Le Gouvernement trouve évidemment dans ce plan de relance autoroutier qui n’est plus dans ses moyens, l’aubaine immédiate d’une contribution majeure à la relance de l’économie et de l’emploi ; et les sociétés d’autoroutes, pour une « mise » initiale de 3,5 milliards d’euros, celle de 6 à 12 milliards de dividendes supplémentaires selon les durées de prorogation contractuelle qui seront acceptées par Bruxelles.
Ségolène Royal a certes envisagé de leur faire rendre gorge, mais dans un Etat de droit, la signature de l’Etat, fût-elle de complaisance ou d’incompétence, ne peut s’affranchir des conditions qu’il a acceptées sans s’exposer au discrédit international de sa signature ou à des recours judiciaires.
C’est d’ailleurs ce qui lui est arrivé devant le Conseil d’Etat en décembre 2012 quand il a voulu brutalement doubler la redevance domaniale que lui acquittent les autoroutiers. Ces derniers versent tout de même quelque 800 millions d’euros annuels de taxe d’aménagement du territoire et de redevance domaniale à l’Agence de financement des infrastructures de transport de France, en plus des impôts généraux. Avec les impôts qu’elles acquittent par ailleurs, 38 % de leurs recettes de péage reviennent à l’Etat.

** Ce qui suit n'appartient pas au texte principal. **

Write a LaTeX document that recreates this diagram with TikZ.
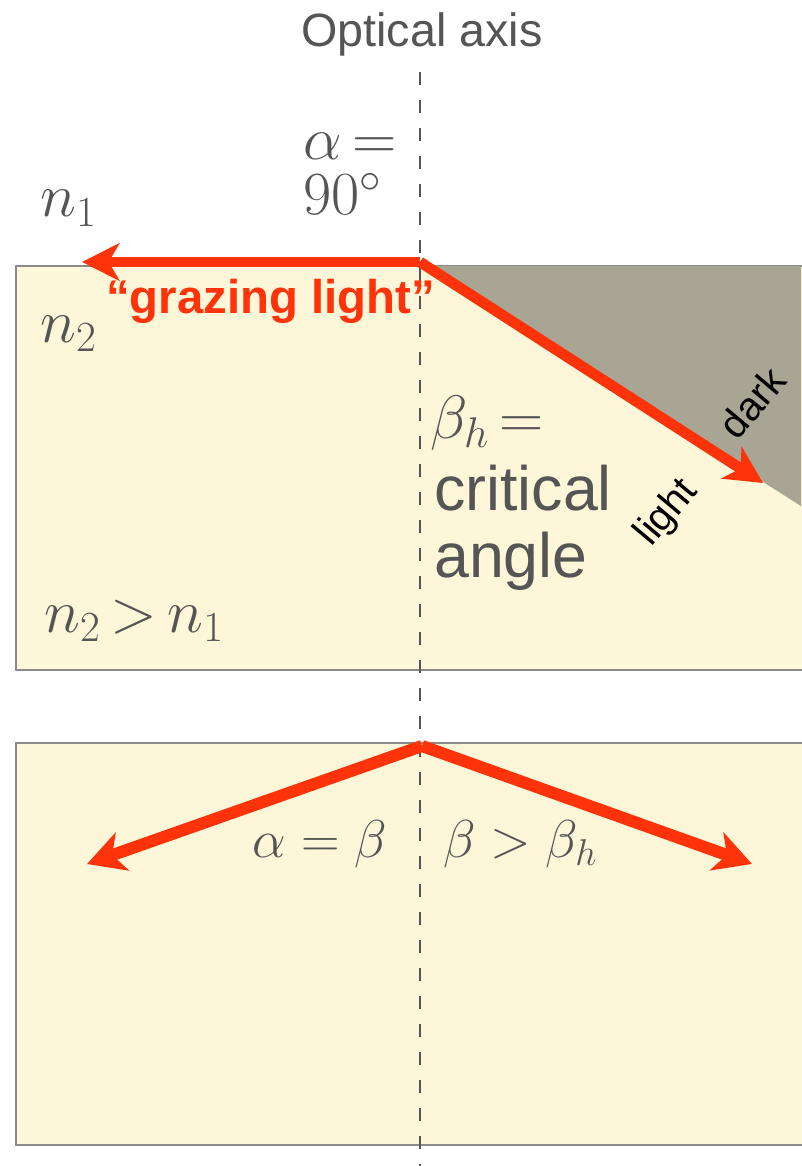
\RequirePackage{fix-cm}
\documentclass[tikz,border=0pt]{standalone}
\usepackage{fontspec}
\setsansfont{Liberation Sans}
\usetikzlibrary{arrows.meta}
\definecolor{txtgray}{HTML}{555555}
\definecolor{raycol}{RGB}{255,51,10}
\definecolor{boxfill}{HTML}{FDF6D8}
\definecolor{boxline}{HTML}{8A8A8A}
\definecolor{darkzone}{HTML}{A8A595}
\tikzset{
  medium/.style={fill=boxfill, draw=boxline, line width=1.2pt},
  axisline/.style={draw=txtgray, line width=1.6pt, dash pattern=on 10pt off 11pt},
  ray/.style={draw=raycol, line width=8pt, -{Stealth[length=28pt,width=28pt,inset=8pt]}},
  raythin/.style={draw=raycol, line width=9pt, -{Stealth[length=28pt,width=30pt,inset=8pt]}},
  mathlbl/.style={text=txtgray, inner sep=0pt, anchor=base west, font=\fontsize{46}{50}\selectfont},
  mathsmall/.style={text=txtgray, inner sep=0pt, anchor=base west, font=\fontsize{40}{44}\selectfont},
  sanslbl/.style={text=txtgray, inner sep=0pt, anchor=base west, font=\sffamily\fontsize{47}{50}\selectfont},
  rotlbl/.style={text=black, inner sep=0pt, font=\sffamily\fontsize{30}{32}\selectfont, rotate=50},
}
\begin{document}
\begin{tikzpicture}[x=0.75pt, y=-0.75pt]
\useasboundingbox (0,0) rectangle (801,1166);
% media
\path[medium] (16,266) rectangle (812,670);
\path[medium] (16,743) rectangle (812,1145);
% dark region
\fill[darkzone] (422,266) -- (801,266) -- (801,506) -- cycle;
% optical axis
\coordinate (axtop) at (420,72);
\coordinate (axbot) at (420,1166);
\draw[axisline] (axtop) -- (axbot);
\node[text=txtgray, inner sep=0pt, anchor=base, font=\sffamily\fontsize{35}{40}\selectfont] (optax) at (422,47) {Optical axis};
% rays
\coordinate (O) at (420,262);
\coordinate (G) at (82,262);
\coordinate (T) at (763,483);
\draw[ray] (O) -- (G);
\draw[ray] (O) -- (T);
\coordinate (O2) at (422,746);
\coordinate (L2) at (87,864);
\coordinate (R2) at (752,864);
\draw[raythin] (O2) -- (L2);
\draw[raythin] (O2) -- (R2);
% labels
\node[text=raycol, inner sep=0pt, anchor=base west, font=\sffamily\bfseries\fontsize{35.5}{40}\selectfont] (graz) at (106,313) {“grazing light”};
\node[mathlbl] (n1) at (40,217) {$n_1$};
\node[mathlbl] (n2) at (40,342) {$n_2$};
\node[mathlbl] (n21) at (44,632) {$n_2\,{>}\,n_1$};
\node[mathlbl] (alpha) at (303,160) {$\alpha\,{=}$};
\node[mathlbl] (ninety) at (303,215) {$90^\circ$};
\node[mathlbl] (betah) at (430,438) {$\beta_h\,{=}$};
\node[sanslbl] (crit) at (434,510) {critical};
\node[sanslbl] (angle) at (434,577) {angle};
\node[rotlbl] (dark) at (752,403) {dark};
\node[rotlbl] (light) at (667,513) {light};
\node[mathsmall, anchor=base east] (ab) at (387,857) {$\alpha = \beta$};
\node[mathsmall] (bb) at (443,857) {$\beta > \beta_h$};
\end{tikzpicture}
\end{document}
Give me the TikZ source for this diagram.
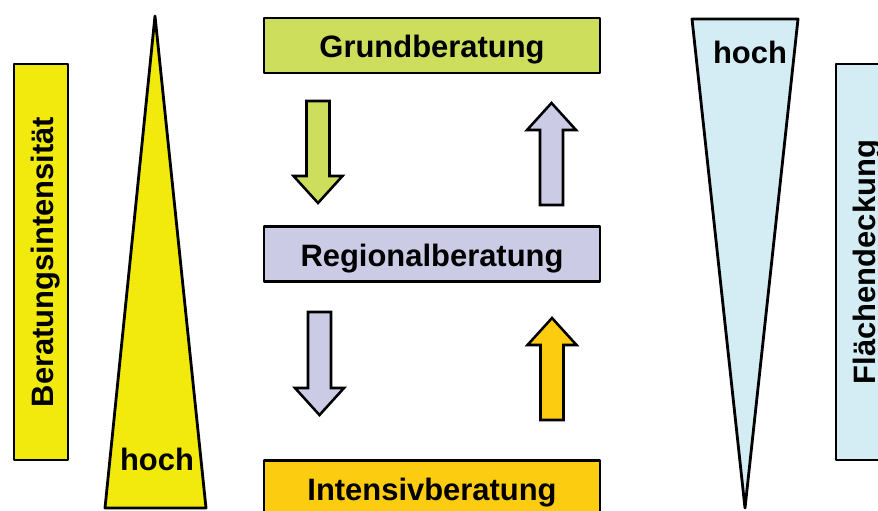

Une mission parlementaire présidée par le député UDI de la Meuse, Bertrand Pancher, s’est créée à l’initiative du rapporteur Jean-Paul Chanteguet, député PS de l’Indre et président de la Commission du développement durable de l’Assemblée nationale, avec l’idée qu’une renationalisation, même coûteuse, d’une source de profit aussi profuse, mérite d’être étudiée.
Après tout, si les indemnités de rupture contractuelle peuvent être financées aujourd’hui par un emprunt public non maastrichien, pourquoi priver l’Etat de leurs promesses de profit futur ? Encore faut-il que l’Etat soit aussi avisé que le secteur privé dans la gestion de ces objets complexes, qui, pour la plupart des autoroutes françaises, n’ont pas encore atteint leur retour d’investissement initial ! Mais alors faudrait-il renoncer au plan de relance en plein marasme économique ?
L’équation est diabolique pour le Gouvernement Valls !
On retiendra de cette histoire que Dominique de Villepin est plus brillant en péroraisons onusiennes qu’en négociations autoroutières…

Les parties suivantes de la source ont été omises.